My pic quick screwdriver


----------



## surfdog (Oct 20, 2011)

Money


----------



## RealCraftsMan (Dec 27, 2011)

KNipex Gators 12"


----------



## jcesar (Oct 4, 2011)

Gerber diesel multitool. Lots of choices for mini tools


----------



## Mississippiplum (Sep 30, 2011)

A coat hanger for them stubborn clogs.

sent from the jobsite porta-potty


----------



## L33t P1umb3r (Feb 10, 2012)

RealCraftsMan said:


> KNipex Gators 12"


I've seen those at my warehouse do they work good


----------



## Flyin Brian (Aug 22, 2009)

valium :laughing:


----------



## AKdaplumba (Jan 12, 2010)

condoms


----------



## easttexasplumb (Oct 13, 2010)

Invoice book and pen.


----------



## Richard Hilliard (Apr 10, 2010)

My mind


----------



## CTs2p2 (Dec 6, 2011)

My hands


Also gear wrenches (brand name) ratcheting wrenches 5/16 to 3/4"


----------



## RealCraftsMan (Dec 27, 2011)

RealCraftsMan said:


> KNipex Gators 12"


 
I don't know how I ever worked without them.

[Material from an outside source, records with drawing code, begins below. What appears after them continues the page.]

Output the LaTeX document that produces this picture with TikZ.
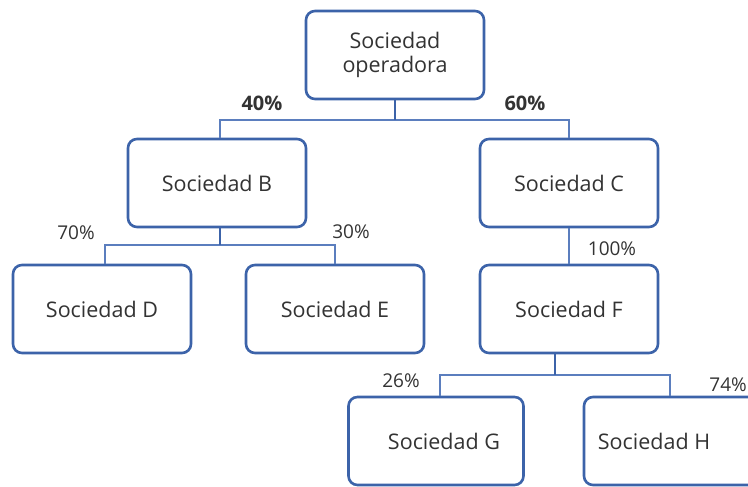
\documentclass[tikz,border=0pt]{standalone}
\usepackage{fontspec}
\setmainfont{Open Sans}
\definecolor{boxblue}{HTML}{3C63A9}
\definecolor{linkblue}{HTML}{5B7EBE}
\definecolor{txtgray}{HTML}{333333}
\tikzset{
  soc/.style={draw=boxblue,line width=2.6pt,rounded corners=9pt,fill=white,
    minimum width=#1,minimum height=88pt,align=center,text=txtgray,
    font=\fontsize{21.5}{24}\selectfont},
  soc/.default=178pt,
  link/.style={draw=linkblue,line width=1.5pt},
  stub/.style={draw=boxblue,line width=2.5pt},
  pct/.style={text=txtgray,font=\fontsize{19}{22}\selectfont},
  bpct/.style={text=txtgray,font=\bfseries\fontsize{20}{24}\selectfont}
}
\begin{document}
\begin{tikzpicture}[x=1pt,y=-1pt]
\useasboundingbox (0,0) rectangle (748,487);

% Companies
\node[soc] (op) at (395,55) {Sociedad\\operadora};
\node[soc] (b) at (217,183) {Sociedad B};
\node[soc] (c) at (569,183) {Sociedad C};
\node[soc] (d) at (102,309) {Sociedad D};
\node[soc] (e) at (335,309) {Sociedad E};
\node[soc] (f) at (569,309) {Sociedad F};
\node[soc=175pt] (g) at (436,441) {\hspace*{16pt}Sociedad G};
\node[soc] (h) at (673,441) {Sociedad H\hspace*{38pt}};

% Junctions
\coordinate (jop) at (395,120);
\coordinate (jb) at (220,245);
\coordinate (jf) at (555,375);

% Operadora -> B, C
\draw[link] (jop) -| ([xshift=3pt]b.north);
\draw[link] (jop) -| (c.north);
\draw[stub] (op.south) -- (jop);

% B -> D, E
\draw[link] (jb) -| ([xshift=3pt]d.north);
\draw[link] (jb) -| (e.north);
\draw[stub] ([xshift=3pt]b.south) -- (jb);

% C -> F
\draw[link] (c.south) -- (f.north);

% F -> G, H
\draw[link] (jf) -| ([xshift=4pt]g.north);
\draw[link] (jf) -| ([xshift=-3pt]h.north);
\draw[stub] ([xshift=-14pt]f.south) -- (jf);

% Shares
\node[bpct] (p40) at (262,103) {40\%};
\node[bpct] (p60) at (525,103) {60\%};
\node[pct] (p70) at (76,233) {70\%};
\node[pct] (p30) at (351,232) {30\%};
\node[pct] (p100) at (612,249) {100\%};
\node[pct] (p26) at (401,381) {26\%};
\node[pct,anchor=east,inner xsep=1pt] (p74) at (748,385) {74\%};
\end{tikzpicture}
\end{document}
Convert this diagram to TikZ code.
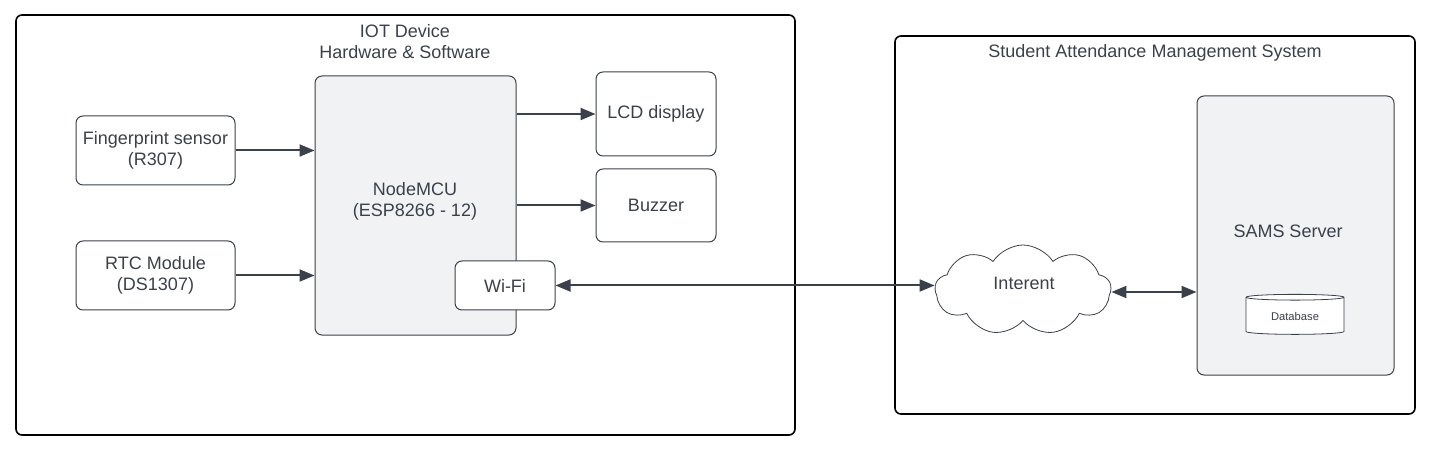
\documentclass[tikz,border=0pt]{standalone}
\usepackage{fontspec}
\setmainfont{Liberation Sans}
\usetikzlibrary{arrows.meta,shapes.symbols,shapes.geometric}
\definecolor{ink}{HTML}{3A414A}
\definecolor{panel}{HTML}{F1F2F4}
\begin{document}
\begin{tikzpicture}[x=1pt,y=-1pt,
  every node/.style={text=ink, font=\fontsize{18}{21}\selectfont, align=center},
  container/.style={draw=black, line width=1.6pt, rounded corners=6pt},
  box/.style={draw=ink, line width=1pt, rounded corners=7pt, fill=white, inner sep=0pt},
  panelbox/.style={draw=ink, line width=1pt, rounded corners=7pt, fill=panel, inner sep=0pt},
  arr/.style={draw=ink, line width=2pt, -{Triangle[length=15pt,width=12pt]}},
  darr/.style={draw=ink, line width=2pt, {Triangle[length=15pt,width=12pt]}-{Triangle[length=15pt,width=12pt]}}]
\useasboundingbox (0,0) rectangle (1435,454);
% containers
\draw[container] (16,15) rectangle (795,435);
\node (iottitle) at (405,42) {IOT Device\\Hardware \& Software};
\draw[container] (895,36) rectangle (1415,414);
\node (samstitle) at (1155,53) {Student Attendance Management System};
% left boxes
\node[box, minimum width=159pt, minimum height=69pt] (fp) at (155.5,150.5) {Fingerprint sensor\\(R307)};
\node[box, minimum width=159pt, minimum height=69pt] (rtc) at (155.5,275.5) {RTC Module\\(DS1307)};
\node[panelbox, minimum width=201pt, minimum height=259pt] (mcu) at (415.5,205.5) {};
\node (mcutext) at (415,201) {NodeMCU\\(ESP8266 - 12)};
\node[box, minimum width=120pt, minimum height=84pt] (lcd) at (656,114) {LCD display};
\node[box, minimum width=120pt, minimum height=73pt] (buz) at (656,205.5) {Buzzer};
\node[box, minimum width=100pt, minimum height=49pt] (wifi) at (505,285.5) {Wi-Fi};
% right side
\node[panelbox, minimum width=197pt, minimum height=279pt] (sams) at (1295.5,235.5) {};
\node (samstext) at (1288,231) {SAMS Server};
\node[cloud, cloud puffs=9, cloud puff arc=115, aspect=1.9, draw=ink, line width=0.8pt, fill=white,
      minimum width=176pt, minimum height=90pt, inner sep=0pt] (cloud) at (1023,290) {};
\node (cloudtext) at (1024,283) {Interent};
\node[cylinder, shape border rotate=90, draw=ink, line width=0.8pt, fill=white, aspect=0.12,
      minimum width=98pt, minimum height=40pt, inner sep=0pt,
      font=\fontsize{11.2}{13}\selectfont] (db) at (1295,316) {Database};
% connectors
\draw[arr] (fp.east) -- (fp.east -| mcu.west);
\draw[arr] (rtc.east) -- (rtc.east -| mcu.west);
\draw[arr] (lcd.west -| mcu.east) -- (lcd.west);
\draw[arr] (buz.west -| mcu.east) -- (buz.west);
\draw[darr] (wifi.east) -- (wifi.east -| cloud.west);
\draw[darr] (cloud.east |- 0,292) -- (sams.west |- 0,292);
\end{tikzpicture}
\end{document}
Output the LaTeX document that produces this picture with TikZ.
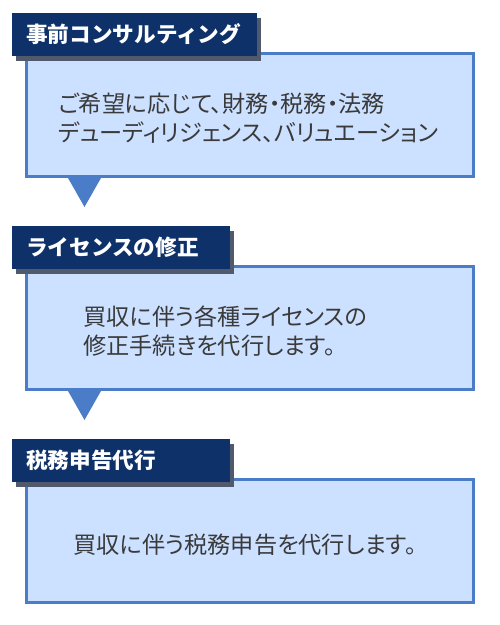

These http://www.sears.com/shc/s/p_10153_12605_SPM6290133602P?prdNo=3&blockNo=3&blockType=G3

Plus these


http://www.sears.com/shc/s/p_10153_12605_00929115000P?prdNo=5&blockNo=5&blockType=G5

=:thumbup:

Sears is normaly the cheapest on them.


----------



## Tommy plumber (Feb 19, 2010)

A plunger.


----------



## JK949 (Mar 18, 2009)

Knipex Cobra pliers 

Water pressure gauge. I forget way too many of those at jobs

Saf-T-kut ferrule cutter


----------



## Nate21 (Nov 25, 2011)

I've been wanting to get one of those, they seem so much better than the puller! Plus the puller can cause extra damage... Saf-t-kut also has a little tool out that they call "the plumbers helper" that looks like it would be useful. If you haven't seem it yet you should check it out! Kinda like a plumbers SwissArmy knife...!


----------



## plbgbiz (Aug 27, 2010)

L33t P1umb3r said:


> What is one specialized tool that you must have every day....


MizBiz. The secret to my supposed success. :yes:


----------



## ChrisConnor (Dec 31, 2009)

Tools.


----------



## bizzybeeplumbin (Jul 19, 2011)

JK949 said:


> Knipex Cobra pliers
> 
> Water pressure gauge. I forget way too many of those at jobs
> 
> Saf-T-kut ferrule cutter




I have that saf t kut ferrule cutter, great thing to have, I used it all the time on the west coast, seems like here on the east coast the stops are all sweat or the compression ones are so tight the deal does not slide into the 1/2" copper.

Great tool though, much better then a puller


----------



## damnplumber (Jan 22, 2012)

*Leatherman super tool*

My pocket knife gets used on nearly every service call


----------